Guilt.

It is what I am all about.

Since my oldest began school nine years ago, he has had challenges. We’ve always had an IEP. (I think he was born with it in his hand.) Some years have been effortless. And others, well, others have NOT.

I ache for his struggles.

I worry (oh how I worry) about his future.

And I submerge myself in guilt.

Because try as I may, I can’t conquer it all. I just can’t. I’VE TRIED.

The more accomplished I am at work, the more guilt I feel about my lack of mothering skils. The more accomplished I am as a mother, the more guilt I feel about my lack of professional skills.

I never seem to do enough to make them both co-exist together peacefully in my head.

NEVER.

EVER.

ENOUGH.

Perfectionist much?

I have this nagging concern that I’m not REALLY doing the best by my kids. Am I on top of their emotional growth? Are they stimulated and well-rounded? Are their educational needs being met?

Sigh.

At the same time I’m wondering if I should be doing more at the office. Can I be working smarter? Should I be working later?

Double sigh.

I’m just keeping it real here, people.

I know many parents struggle with the same guilt. We’re not alone in our journey. We talk about it in groups. We read about it in books. We watch it reported on in the news.

Still, every once in awhile we allow ourselves to enter into a deep despair and let it overwhelm us.

At least, for a time.

And then, being the good soldiers we are, we pick ourselves up, dust ourselves off and move forward in the best way humanly possible.

It is on those intense guilt-ridden days that I do a FULL STOP and hug my kids a little tighter.
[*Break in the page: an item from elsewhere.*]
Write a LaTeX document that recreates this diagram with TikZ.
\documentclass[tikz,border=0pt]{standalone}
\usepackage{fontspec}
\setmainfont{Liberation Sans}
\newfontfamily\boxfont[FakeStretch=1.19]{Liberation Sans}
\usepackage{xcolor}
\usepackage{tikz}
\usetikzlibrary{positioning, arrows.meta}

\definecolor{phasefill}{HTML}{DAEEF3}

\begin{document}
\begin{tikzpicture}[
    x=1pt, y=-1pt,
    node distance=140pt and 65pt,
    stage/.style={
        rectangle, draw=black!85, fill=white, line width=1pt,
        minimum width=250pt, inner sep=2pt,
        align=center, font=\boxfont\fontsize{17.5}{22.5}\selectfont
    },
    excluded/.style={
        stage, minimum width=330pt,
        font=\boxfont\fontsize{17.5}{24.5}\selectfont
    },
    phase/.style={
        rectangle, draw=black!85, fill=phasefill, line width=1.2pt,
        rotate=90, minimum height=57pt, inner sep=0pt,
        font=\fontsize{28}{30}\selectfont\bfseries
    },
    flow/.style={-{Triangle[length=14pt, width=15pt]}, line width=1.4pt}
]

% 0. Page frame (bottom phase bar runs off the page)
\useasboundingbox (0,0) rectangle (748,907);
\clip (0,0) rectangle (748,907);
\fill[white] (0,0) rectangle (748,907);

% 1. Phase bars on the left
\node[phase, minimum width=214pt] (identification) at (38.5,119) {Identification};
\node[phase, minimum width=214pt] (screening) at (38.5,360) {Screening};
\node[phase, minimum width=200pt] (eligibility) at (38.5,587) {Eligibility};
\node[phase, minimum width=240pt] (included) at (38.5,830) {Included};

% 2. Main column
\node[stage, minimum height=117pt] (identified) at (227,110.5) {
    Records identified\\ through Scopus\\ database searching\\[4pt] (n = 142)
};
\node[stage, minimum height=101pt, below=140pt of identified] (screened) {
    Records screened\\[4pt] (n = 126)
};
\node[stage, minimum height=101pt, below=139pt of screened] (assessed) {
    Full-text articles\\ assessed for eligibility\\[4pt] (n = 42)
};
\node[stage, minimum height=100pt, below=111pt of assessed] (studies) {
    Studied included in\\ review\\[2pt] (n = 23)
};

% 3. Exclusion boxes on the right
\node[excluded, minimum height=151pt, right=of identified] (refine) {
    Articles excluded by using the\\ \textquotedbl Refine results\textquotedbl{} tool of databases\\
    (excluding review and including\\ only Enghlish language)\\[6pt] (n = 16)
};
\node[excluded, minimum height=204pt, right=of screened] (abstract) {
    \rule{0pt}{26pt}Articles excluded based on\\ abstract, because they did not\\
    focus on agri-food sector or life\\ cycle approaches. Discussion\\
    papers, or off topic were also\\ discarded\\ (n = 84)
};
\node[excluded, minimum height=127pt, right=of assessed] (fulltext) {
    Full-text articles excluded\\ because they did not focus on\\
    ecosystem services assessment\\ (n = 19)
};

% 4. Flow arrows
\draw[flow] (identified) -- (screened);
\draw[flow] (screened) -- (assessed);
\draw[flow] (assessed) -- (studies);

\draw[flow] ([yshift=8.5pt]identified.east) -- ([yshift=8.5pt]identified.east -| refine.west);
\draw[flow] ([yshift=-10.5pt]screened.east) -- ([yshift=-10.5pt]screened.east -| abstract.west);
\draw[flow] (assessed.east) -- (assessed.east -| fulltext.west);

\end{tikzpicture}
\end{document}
I jump on beds with them. We eat too much sugar together and do all of the things that normally we would forego.

I don’t know if I’m a good parent or a bad parent. I hope that my boys can reflect back on their upbringing and recognize that I loved them very much and that I did the very best I could with the resources I had.

At the very least I hope they remember the occasional sugar rush.